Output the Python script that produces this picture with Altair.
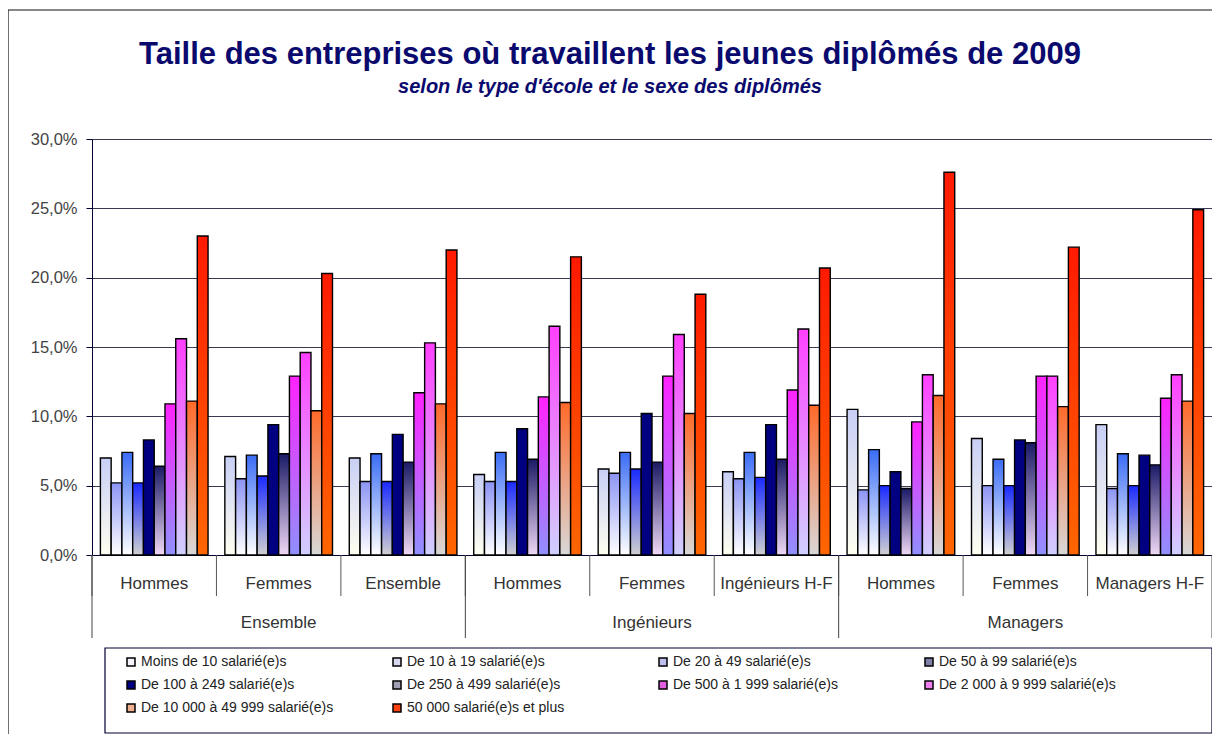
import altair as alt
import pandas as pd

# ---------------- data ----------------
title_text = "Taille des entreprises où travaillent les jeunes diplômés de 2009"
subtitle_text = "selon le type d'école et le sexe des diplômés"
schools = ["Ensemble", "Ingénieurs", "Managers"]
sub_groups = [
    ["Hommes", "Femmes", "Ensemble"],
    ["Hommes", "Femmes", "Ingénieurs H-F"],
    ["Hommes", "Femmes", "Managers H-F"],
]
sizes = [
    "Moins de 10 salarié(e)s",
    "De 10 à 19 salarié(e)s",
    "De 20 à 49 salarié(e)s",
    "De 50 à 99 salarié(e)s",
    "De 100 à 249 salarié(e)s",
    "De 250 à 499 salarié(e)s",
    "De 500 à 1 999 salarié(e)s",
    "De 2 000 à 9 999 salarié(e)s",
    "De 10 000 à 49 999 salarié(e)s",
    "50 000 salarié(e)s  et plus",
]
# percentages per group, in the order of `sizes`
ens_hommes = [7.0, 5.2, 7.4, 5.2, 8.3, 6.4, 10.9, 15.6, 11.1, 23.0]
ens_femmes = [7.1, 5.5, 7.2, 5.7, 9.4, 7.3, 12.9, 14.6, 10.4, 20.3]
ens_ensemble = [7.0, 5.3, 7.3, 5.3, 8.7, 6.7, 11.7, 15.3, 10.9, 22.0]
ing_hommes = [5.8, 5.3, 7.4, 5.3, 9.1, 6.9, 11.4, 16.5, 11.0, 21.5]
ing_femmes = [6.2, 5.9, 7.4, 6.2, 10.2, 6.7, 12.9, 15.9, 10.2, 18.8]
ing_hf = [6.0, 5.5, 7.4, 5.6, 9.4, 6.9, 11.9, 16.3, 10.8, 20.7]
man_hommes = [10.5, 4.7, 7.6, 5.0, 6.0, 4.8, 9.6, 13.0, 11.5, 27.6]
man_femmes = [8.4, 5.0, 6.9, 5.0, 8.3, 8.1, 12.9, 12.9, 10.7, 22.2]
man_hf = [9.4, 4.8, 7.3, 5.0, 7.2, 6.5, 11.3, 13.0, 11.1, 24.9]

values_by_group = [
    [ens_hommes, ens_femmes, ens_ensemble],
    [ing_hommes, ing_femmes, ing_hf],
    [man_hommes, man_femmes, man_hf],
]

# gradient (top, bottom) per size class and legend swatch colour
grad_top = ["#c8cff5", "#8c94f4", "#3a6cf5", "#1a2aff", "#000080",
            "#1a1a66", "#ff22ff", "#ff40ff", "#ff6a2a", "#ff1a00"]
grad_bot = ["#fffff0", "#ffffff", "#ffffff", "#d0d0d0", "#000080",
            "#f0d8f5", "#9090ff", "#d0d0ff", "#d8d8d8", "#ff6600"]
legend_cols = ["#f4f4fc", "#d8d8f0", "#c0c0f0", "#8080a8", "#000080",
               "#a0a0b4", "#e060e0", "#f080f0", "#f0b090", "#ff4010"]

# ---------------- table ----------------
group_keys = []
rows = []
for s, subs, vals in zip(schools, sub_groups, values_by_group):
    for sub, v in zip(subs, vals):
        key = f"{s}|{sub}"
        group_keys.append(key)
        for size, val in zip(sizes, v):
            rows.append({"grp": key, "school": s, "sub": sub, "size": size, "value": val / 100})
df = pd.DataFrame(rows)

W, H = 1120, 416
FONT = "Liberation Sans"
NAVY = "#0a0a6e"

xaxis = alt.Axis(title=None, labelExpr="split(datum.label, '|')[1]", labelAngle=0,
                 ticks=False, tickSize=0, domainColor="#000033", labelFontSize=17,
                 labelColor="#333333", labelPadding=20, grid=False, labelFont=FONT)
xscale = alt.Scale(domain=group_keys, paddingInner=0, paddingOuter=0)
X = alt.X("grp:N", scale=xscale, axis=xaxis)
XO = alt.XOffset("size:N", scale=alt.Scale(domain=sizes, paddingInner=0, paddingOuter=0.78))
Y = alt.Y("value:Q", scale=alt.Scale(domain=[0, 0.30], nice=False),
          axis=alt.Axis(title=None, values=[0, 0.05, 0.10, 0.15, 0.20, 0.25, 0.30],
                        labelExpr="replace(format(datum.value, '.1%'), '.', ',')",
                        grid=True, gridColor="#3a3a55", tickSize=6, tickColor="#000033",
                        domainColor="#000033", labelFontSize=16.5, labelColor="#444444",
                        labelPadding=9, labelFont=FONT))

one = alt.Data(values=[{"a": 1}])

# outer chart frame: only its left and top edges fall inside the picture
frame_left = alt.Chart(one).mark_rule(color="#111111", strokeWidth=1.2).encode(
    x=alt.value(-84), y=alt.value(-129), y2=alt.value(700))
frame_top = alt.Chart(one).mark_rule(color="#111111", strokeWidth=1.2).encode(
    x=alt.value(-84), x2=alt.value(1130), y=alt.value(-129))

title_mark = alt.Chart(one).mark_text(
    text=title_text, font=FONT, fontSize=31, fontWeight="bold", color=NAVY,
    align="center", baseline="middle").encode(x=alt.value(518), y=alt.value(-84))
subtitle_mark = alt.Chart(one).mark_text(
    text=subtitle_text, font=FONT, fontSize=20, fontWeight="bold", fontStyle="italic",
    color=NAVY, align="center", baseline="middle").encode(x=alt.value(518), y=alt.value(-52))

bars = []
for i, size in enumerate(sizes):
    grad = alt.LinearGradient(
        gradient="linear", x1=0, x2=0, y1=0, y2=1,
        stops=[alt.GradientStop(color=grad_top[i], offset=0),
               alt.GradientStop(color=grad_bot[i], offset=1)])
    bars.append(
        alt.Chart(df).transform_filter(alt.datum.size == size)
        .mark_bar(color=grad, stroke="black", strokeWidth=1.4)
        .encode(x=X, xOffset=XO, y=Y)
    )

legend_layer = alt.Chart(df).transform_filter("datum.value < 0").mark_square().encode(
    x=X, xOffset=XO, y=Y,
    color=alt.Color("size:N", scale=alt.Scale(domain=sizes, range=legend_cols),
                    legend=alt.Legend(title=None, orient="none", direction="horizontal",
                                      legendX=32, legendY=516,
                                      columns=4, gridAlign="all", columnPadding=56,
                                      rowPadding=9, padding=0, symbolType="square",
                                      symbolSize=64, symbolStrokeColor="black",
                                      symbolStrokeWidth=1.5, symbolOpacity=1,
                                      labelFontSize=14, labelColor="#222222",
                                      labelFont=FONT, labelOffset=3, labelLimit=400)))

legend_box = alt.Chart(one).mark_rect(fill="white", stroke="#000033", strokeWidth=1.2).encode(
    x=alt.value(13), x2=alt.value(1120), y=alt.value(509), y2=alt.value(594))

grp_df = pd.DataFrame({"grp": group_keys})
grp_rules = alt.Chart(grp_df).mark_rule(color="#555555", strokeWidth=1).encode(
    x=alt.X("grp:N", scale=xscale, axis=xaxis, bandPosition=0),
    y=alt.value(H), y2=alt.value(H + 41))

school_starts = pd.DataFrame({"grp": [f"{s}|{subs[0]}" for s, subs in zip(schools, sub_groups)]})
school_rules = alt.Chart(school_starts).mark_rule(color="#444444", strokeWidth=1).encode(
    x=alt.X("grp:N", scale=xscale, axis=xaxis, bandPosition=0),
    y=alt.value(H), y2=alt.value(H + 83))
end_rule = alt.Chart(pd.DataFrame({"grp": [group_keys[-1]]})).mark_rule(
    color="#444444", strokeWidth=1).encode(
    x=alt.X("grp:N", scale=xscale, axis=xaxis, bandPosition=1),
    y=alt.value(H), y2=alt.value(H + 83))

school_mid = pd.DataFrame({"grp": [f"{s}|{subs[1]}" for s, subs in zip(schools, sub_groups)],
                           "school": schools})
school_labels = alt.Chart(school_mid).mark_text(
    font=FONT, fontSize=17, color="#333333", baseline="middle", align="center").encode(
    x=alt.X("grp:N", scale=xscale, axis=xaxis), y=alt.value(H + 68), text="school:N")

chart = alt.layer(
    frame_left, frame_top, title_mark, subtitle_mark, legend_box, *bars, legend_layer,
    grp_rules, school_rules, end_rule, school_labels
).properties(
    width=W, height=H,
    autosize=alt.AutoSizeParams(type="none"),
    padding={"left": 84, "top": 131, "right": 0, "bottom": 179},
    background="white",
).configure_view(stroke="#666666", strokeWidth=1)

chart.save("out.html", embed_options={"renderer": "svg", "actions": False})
+++
| PROBLEM STATEMENT |
Print, exactly as written, the lines above from the first one to the one containing "import pandas as pd". Leave out pictures.

| FINISHED EXERCISE |
Output the Python script that produces this picture with Altair.
import altair as alt
import pandas as pd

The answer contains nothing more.